Joining Ben Pollack’s band, Miller went to Los Angeles, to Chicago, and eventually to New York in early 1928, where he married his college sweetheart, Helen Burger. After leaving Pollack, Miller joined Smith Ballew’s orchestra, then the newly formed Dorsey Brothers band.

The Colorado Music Hall of Fame was proud to induct Glenn Miller on April 16, 2016

He finally decided to launch his own band in January 1937. At the end of the year, he disbanded it, discouraged and in debt. With financial help, he tried again the following spring. This time he had the players he wanted to go with his gifts as an arranger, and he developed a clarinet-led reed section and created what came to be known as the “Miller sound.”

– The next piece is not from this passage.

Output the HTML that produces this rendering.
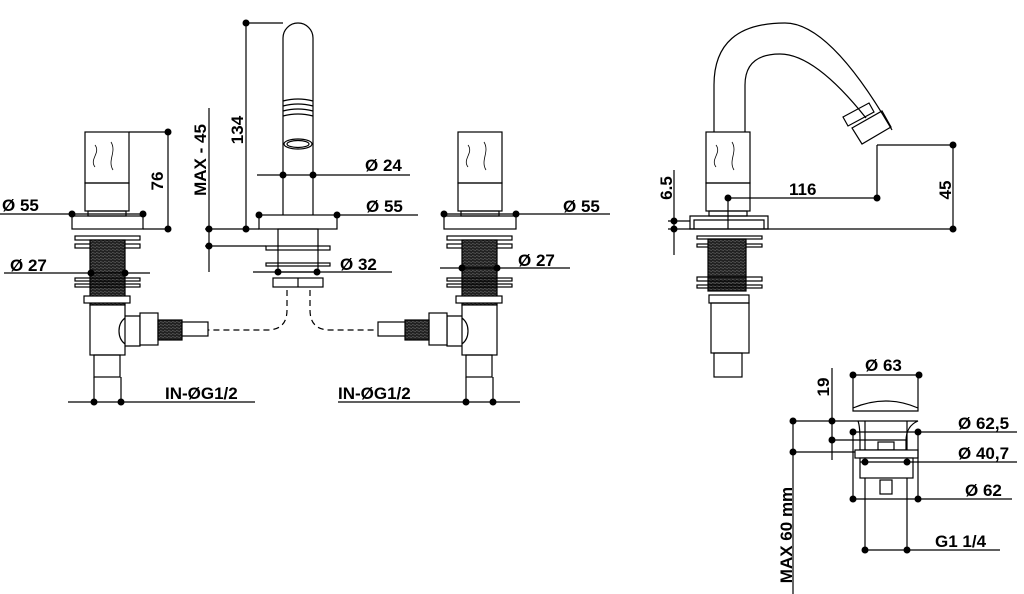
<!DOCTYPE html>
<html><head><meta charset="utf-8"><style>
html,body{margin:0;padding:0;background:#fff;width:1024px;height:594px;overflow:hidden}
svg text{font-family:"Liberation Sans",sans-serif;font-weight:bold;font-size:17px;fill:#000}
</style></head><body>
<svg width="1024" height="594" viewBox="0 0 1024 594" xmlns="http://www.w3.org/2000/svg">
<defs>
<pattern id="thr" width="4" height="3" patternUnits="userSpaceOnUse"><rect width="4" height="3" fill="#222"/><line x1="0" y1="0.5" x2="4" y2="1.5" stroke="#777" stroke-width="0.6"/></pattern>
</defs>
<g fill="none" stroke="#000" stroke-width="1.2">
<!-- LEFT VALVE -->
<rect x="85" y="132" width="44" height="51"/><rect x="85" y="183" width="44" height="28"/>
<path d="M95 145c6 8-6 14 0 22M111 142c6 10-4 18 2 28" stroke-width="0.8"/>
<rect x="88" y="211" width="38" height="5"/>
<rect x="72" y="216" width="71" height="13"/>
<rect x="75" y="236" width="65" height="4"/><rect x="75" y="244" width="65" height="4"/>
<rect x="90" y="240" width="35" height="65" fill="url(#thr)"/>
<rect x="75" y="278" width="65" height="3"/><rect x="75" y="284" width="65" height="3"/>
<rect x="84" y="296" width="46" height="7" fill="#fff"/>
<rect x="90" y="305" width="35" height="50" fill="#fff"/>
<path d="M125 318c-8 6-8 20 0 26" /><path d="M125 316h15v30h-15"/>
<rect x="140" y="313" width="18" height="32" fill="#fff"/>
<rect x="158" y="320" width="24" height="20" fill="url(#thr)"/>
<rect x="182" y="322" width="26" height="14" fill="#fff"/>
<rect x="94" y="355" width="26" height="22"/>
<line x1="129" y1="132" x2="168" y2="132"/><line x1="143" y1="229" x2="168" y2="229"/><line x1="168" y1="132" x2="168" y2="229"/>
<line x1="0" y1="214" x2="143" y2="214"/>
<line x1="4" y1="273" x2="150" y2="273"/>
<line x1="68" y1="402" x2="255" y2="402"/><line x1="94" y1="377" x2="94" y2="402"/><line x1="121" y1="377" x2="121" y2="402"/>
<!-- SPOUT -->
<path d="M283 215V38a15 15 0 0 1 30 0V215"/>
<path d="M283 101q15-4 30 0M283 106q15-4 30 0M283 111q15-4 30 0M283 116q15-4 30 0" />
<ellipse cx="298" cy="144" rx="14" ry="5"/><ellipse cx="298" cy="144" rx="11" ry="3.5"/>
<rect x="259" y="215" width="78" height="14"/>
<rect x="278" y="229" width="40" height="43"/>
<rect x="266" y="246" width="64" height="4"/><rect x="266" y="263" width="64" height="3"/>
<rect x="273" y="278" width="50" height="9"/><line x1="298" y1="278" x2="298" y2="287"/>
<line x1="246" y1="23" x2="283" y2="23"/><line x1="246" y1="23" x2="246" y2="229"/>
<line x1="209" y1="108" x2="209" y2="272"/>
<line x1="205" y1="229" x2="259" y2="229"/><line x1="205" y1="246" x2="266" y2="246"/>
<line x1="257" y1="175" x2="410" y2="175"/>
<line x1="337" y1="215" x2="418" y2="215"/>
<line x1="253" y1="272" x2="392" y2="272"/>
<path d="M287 290v20q0 20-20 20h-59M310 290v20q0 20 20 20h48" stroke-dasharray="6 4"/>
<!-- RIGHT VALVE -->
<rect x="458" y="132" width="44" height="51"/><rect x="458" y="183" width="44" height="28"/>
<path d="M468 145c6 8-6 14 0 22M484 142c6 10-4 18 2 28" stroke-width="0.8"/>
<rect x="461" y="211" width="38" height="5"/>
<rect x="444" y="216" width="72" height="13"/>
<rect x="447" y="236" width="65" height="4"/><rect x="447" y="244" width="65" height="4"/>
<rect x="462" y="240" width="35" height="65" fill="url(#thr)"/>
<rect x="447" y="278" width="65" height="3"/><rect x="447" y="284" width="65" height="3"/>
<rect x="456" y="296" width="46" height="7" fill="#fff"/>
<rect x="462" y="305" width="35" height="50" fill="#fff"/>
<path d="M462 318c8 6 8 20 0 26"/><path d="M462 316h-15v30h15"/>
<rect x="429" y="313" width="18" height="32" fill="#fff"/>
<rect x="405" y="320" width="24" height="20" fill="url(#thr)"/>
<rect x="378" y="322" width="27" height="14" fill="#fff"/>
<rect x="466" y="355" width="26" height="22"/>
<line x1="444" y1="214" x2="610" y2="214"/>
<line x1="440" y1="268" x2="570" y2="268"/>
<line x1="338" y1="402" x2="520" y2="402"/><line x1="466" y1="377" x2="466" y2="402"/><line x1="493" y1="377" x2="493" y2="402"/>
<!-- BIDET -->
<path d="M714 132V85Q714 23 785 23Q830 23 892 130"/>
<path d="M745 132V85Q745 54 780 54Q815 54 866 118"/>
<path d="M843 117l26-14 5 9-26 14z M852 128l30-17 9 16-29 17z"/>
<rect x="706" y="132" width="44" height="51"/><rect x="706" y="183" width="44" height="28"/>
<path d="M716 145c6 8-6 14 0 22M732 142c6 10-4 18 2 28" stroke-width="0.8"/>
<rect x="709" y="211" width="38" height="5"/>
<path d="M690 229v-13h78v13z M694 229v-9h70v9"/>
<rect x="697" y="236" width="65" height="3"/><rect x="697" y="244" width="65" height="3"/>
<rect x="708" y="239" width="38" height="52" fill="url(#thr)"/>
<rect x="697" y="277" width="65" height="4"/><rect x="697" y="285" width="65" height="3"/>
<rect x="709" y="295" width="40" height="8"/>
<rect x="711" y="303" width="38" height="50"/>
<rect x="714" y="353" width="28" height="24"/>
<line x1="728" y1="198" x2="877" y2="198"/><line x1="728" y1="198" x2="728" y2="229"/>
<line x1="877" y1="145" x2="877" y2="198"/><line x1="877" y1="145" x2="953" y2="145"/>
<line x1="953" y1="145" x2="953" y2="229"/>
<line x1="668" y1="229" x2="953" y2="229"/><line x1="668" y1="221" x2="690" y2="221"/>
<line x1="674" y1="170" x2="674" y2="255"/>
<!-- DRAIN -->
<path d="M853 375v33M918 375v33M853 408q33-14 65 0v3h-65z"/>
<path d="M858 421h60q-12 5-12 20v9h-46v-9q0-15-2-20"/>
<line x1="865" y1="421" x2="865" y2="550"/><line x1="907" y1="421" x2="907" y2="550"/>
<rect x="878" y="442" width="16" height="8"/>
<rect x="855" y="450" width="63" height="8" fill="#fff"/>
<rect x="860" y="458" width="53" height="20" fill="#fff"/>
<rect x="880" y="480" width="12" height="14"/>
<line x1="853" y1="375" x2="919" y2="375"/>
<line x1="832" y1="368" x2="832" y2="460"/>
<line x1="793" y1="421" x2="858" y2="421"/>
<line x1="832" y1="440" x2="907" y2="440"/>
<line x1="793" y1="452" x2="855" y2="452"/>
<line x1="793" y1="421" x2="793" y2="594"/>
<line x1="853" y1="432" x2="1017" y2="432"/><line x1="853" y1="432" x2="853" y2="499"/><line x1="918" y1="432" x2="918" y2="499"/>
<line x1="860" y1="462" x2="1017" y2="462"/>
<line x1="850" y1="499" x2="1012" y2="499"/>
<line x1="865" y1="550" x2="1000" y2="550"/>
</g>
<g fill="#000">
<circle cx="168" cy="132" r="3.5"/><circle cx="168" cy="229" r="3.5"/>
<circle cx="72" cy="214" r="3.5"/><circle cx="143" cy="214" r="3.5"/>
<circle cx="91" cy="273" r="3.5"/><circle cx="125" cy="273" r="3.5"/>
<circle cx="94" cy="402" r="3.5"/><circle cx="121" cy="402" r="3.5"/>
<circle cx="246" cy="23" r="3.5"/><circle cx="246" cy="229" r="3.5"/>
<circle cx="209" cy="229" r="3.5"/><circle cx="209" cy="246" r="3.5"/>
<circle cx="283" cy="175" r="3.5"/><circle cx="313" cy="175" r="3.5"/>
<circle cx="259" cy="215" r="3.5"/><circle cx="337" cy="215" r="3.5"/>
<circle cx="278" cy="272" r="3.5"/><circle cx="317" cy="272" r="3.5"/>
<circle cx="444" cy="214" r="3.5"/><circle cx="516" cy="214" r="3.5"/>
<circle cx="462" cy="268" r="3.5"/><circle cx="497" cy="268" r="3.5"/>
<circle cx="466" cy="402" r="3.5"/><circle cx="493" cy="402" r="3.5"/>
<circle cx="728" cy="198" r="3.5"/><circle cx="877" cy="198" r="3.5"/>
<circle cx="953" cy="145" r="3.5"/><circle cx="953" cy="229" r="3.5"/>
<circle cx="674" cy="221" r="3.5"/><circle cx="674" cy="229" r="3.5"/>
<circle cx="853" cy="375" r="3.5"/><circle cx="919" cy="375" r="3.5"/>
<circle cx="793" cy="421" r="3.5"/><circle cx="832" cy="421" r="3.5"/>
<circle cx="853" cy="432" r="3.5"/><circle cx="918" cy="432" r="3.5"/>
<circle cx="832" cy="440" r="3.5"/><circle cx="793" cy="452" r="3.5"/>
<circle cx="865" cy="462" r="3.5"/><circle cx="907" cy="462" r="3.5"/>
<circle cx="853" cy="499" r="3.5"/><circle cx="918" cy="499" r="3.5"/>
<circle cx="865" cy="550" r="3.5"/><circle cx="907" cy="550" r="3.5"/>
</g>
<text x="2" y="211">Ø  55</text>
<text x="10" y="271">Ø 27</text>
<text transform="translate(163,181) rotate(-90)" text-anchor="middle">76</text>
<text x="165" y="399">IN-ØG1/2</text>
<text transform="translate(206,160) rotate(-90)" text-anchor="middle">MAX - 45</text>
<text transform="translate(243,130) rotate(-90)" text-anchor="middle">134</text>
<text x="365" y="171">Ø  24</text>
<text x="366" y="212">Ø 55</text>
<text x="340" y="270">Ø 32</text>
<text x="338" y="399">IN-ØG1/2</text>
<text x="563" y="212">Ø  55</text>
<text x="518" y="266">Ø 27</text>
<text x="789" y="195">116</text>
<text transform="translate(951,190) rotate(-90)" text-anchor="middle">45</text>
<text transform="translate(672,188) rotate(-90)" text-anchor="middle">6.5</text>
<text x="865" y="371">Ø  63</text>
<text transform="translate(829,387) rotate(-90)" text-anchor="middle">19</text>
<text x="958" y="429">Ø  62,5</text>
<text x="958" y="459">Ø  40,7</text>
<text x="965" y="496">Ø  62</text>
<text x="935" y="547">G1 1/4</text>
<text transform="translate(792,535) rotate(-90)" text-anchor="middle">MAX 60 mm</text>
</svg>
</body></html>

In 1938, Miller signed with Victor’s Bluebird label. “Little Brown Jug,” “In the Mood” and his signature “Moonlight Serenade” played from jukeboxes and on radios across the country.

By the Fall of 1939…

…the Glenn Miller Orchestra was the nation’s hottest attraction.

“Tuxedo Junction” and “A String of Pearls” reached No. 1 on the top-sellers chart, and Miller was awarded the first-ever gold record in 1942 for selling more than one million copies of “Chattanooga Choo Choo.”

With the onset of World War II, Miller, at 37, was determined to take part in the war effort. Entering the Army in October 1942, he molded the nation’s most popular service band. That U.S. Air Force Band went to England in the summer of 1944, entertaining troops at 71 concerts in five months. On the afternoon of December 15, while flying from the south of England to newly liberated Paris to lead a concert to be broadcast on Christmas, the small plane carrying Major Glenn Miller disappeared over the English Channel, ending a brilliant and influential career in American popular music.